Relational Aggression As a Form of Sociability Among Girls

Wednesday, 13 July 2016
Location: Übungsraum 4A KS (Neues Institutsgebäude (NIG))
Distributed Paper
Jamile GUIMARAES, Universidade de São Paulo, Brazil
Cristiane CABRAL, Universidade de São Paulo, Brazil
Neia SCHOR, Universidade de São Paulo, Brazil
This study analyzes conflicting relationships as a form of sociability that occurs in a game of differences and oppositions. An ethnographic study was conducted on two public schools with 11-15 year-old girls. The methodological techniques used were, participant observation, informal conversations, and in-depth interviews. In groups of girls conflicts are motivated by competition, group regulation and friendship protection.
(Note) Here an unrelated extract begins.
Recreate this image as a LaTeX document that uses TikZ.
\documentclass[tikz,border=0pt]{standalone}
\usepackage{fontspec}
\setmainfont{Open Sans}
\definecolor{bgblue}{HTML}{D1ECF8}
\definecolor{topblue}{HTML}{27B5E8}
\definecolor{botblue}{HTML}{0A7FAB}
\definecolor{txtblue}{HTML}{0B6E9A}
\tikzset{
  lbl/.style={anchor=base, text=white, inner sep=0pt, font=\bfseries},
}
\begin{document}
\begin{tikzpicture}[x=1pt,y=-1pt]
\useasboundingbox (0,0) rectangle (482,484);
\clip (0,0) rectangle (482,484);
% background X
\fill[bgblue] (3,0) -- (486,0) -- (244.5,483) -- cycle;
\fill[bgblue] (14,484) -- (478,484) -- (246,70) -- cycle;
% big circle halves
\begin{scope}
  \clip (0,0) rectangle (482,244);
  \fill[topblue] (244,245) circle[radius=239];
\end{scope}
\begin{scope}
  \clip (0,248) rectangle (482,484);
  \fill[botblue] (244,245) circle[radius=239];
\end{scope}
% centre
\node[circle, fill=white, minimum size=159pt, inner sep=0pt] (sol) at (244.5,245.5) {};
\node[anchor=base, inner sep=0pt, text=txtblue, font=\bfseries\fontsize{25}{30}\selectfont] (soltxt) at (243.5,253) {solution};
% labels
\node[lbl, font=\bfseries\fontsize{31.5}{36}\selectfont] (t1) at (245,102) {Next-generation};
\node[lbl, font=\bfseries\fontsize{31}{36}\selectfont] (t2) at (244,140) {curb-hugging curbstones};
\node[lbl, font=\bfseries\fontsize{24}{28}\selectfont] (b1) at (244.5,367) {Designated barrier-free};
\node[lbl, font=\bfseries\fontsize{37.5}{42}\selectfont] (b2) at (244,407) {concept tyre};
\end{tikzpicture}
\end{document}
According to the interviewees, falsehood is a common feature, and based on this perception, they develop close, but fragile, relationships, which in turn tend to magnify the potential for conflict, which leads to long-term intimidation and aggression patterns. This is how the group exerts collective authority, and sets boundaries and discipline, what is, or isn't, acceptable in terms of personal exposure and moral conduct. Practices of exclusion, isolation and depreciation are a form of social interaction in which peer alignment and social hierarchy positions are negotiated. Relational aggression emerges as a practice and speech of control, surveillance and punishment of behavior that deviates from gender standards. Aggression (physical, verbal or psychological) integrates the process of negotiation and assertion of identity, and stands as a resource for social ascension or the expansion of its influence over its peers. In popularity disputes, rumors and gossip expose deprecated forms of femininity, but also engender excitement and entertainment in an environment marked by rigid rules of coexistence and behavior.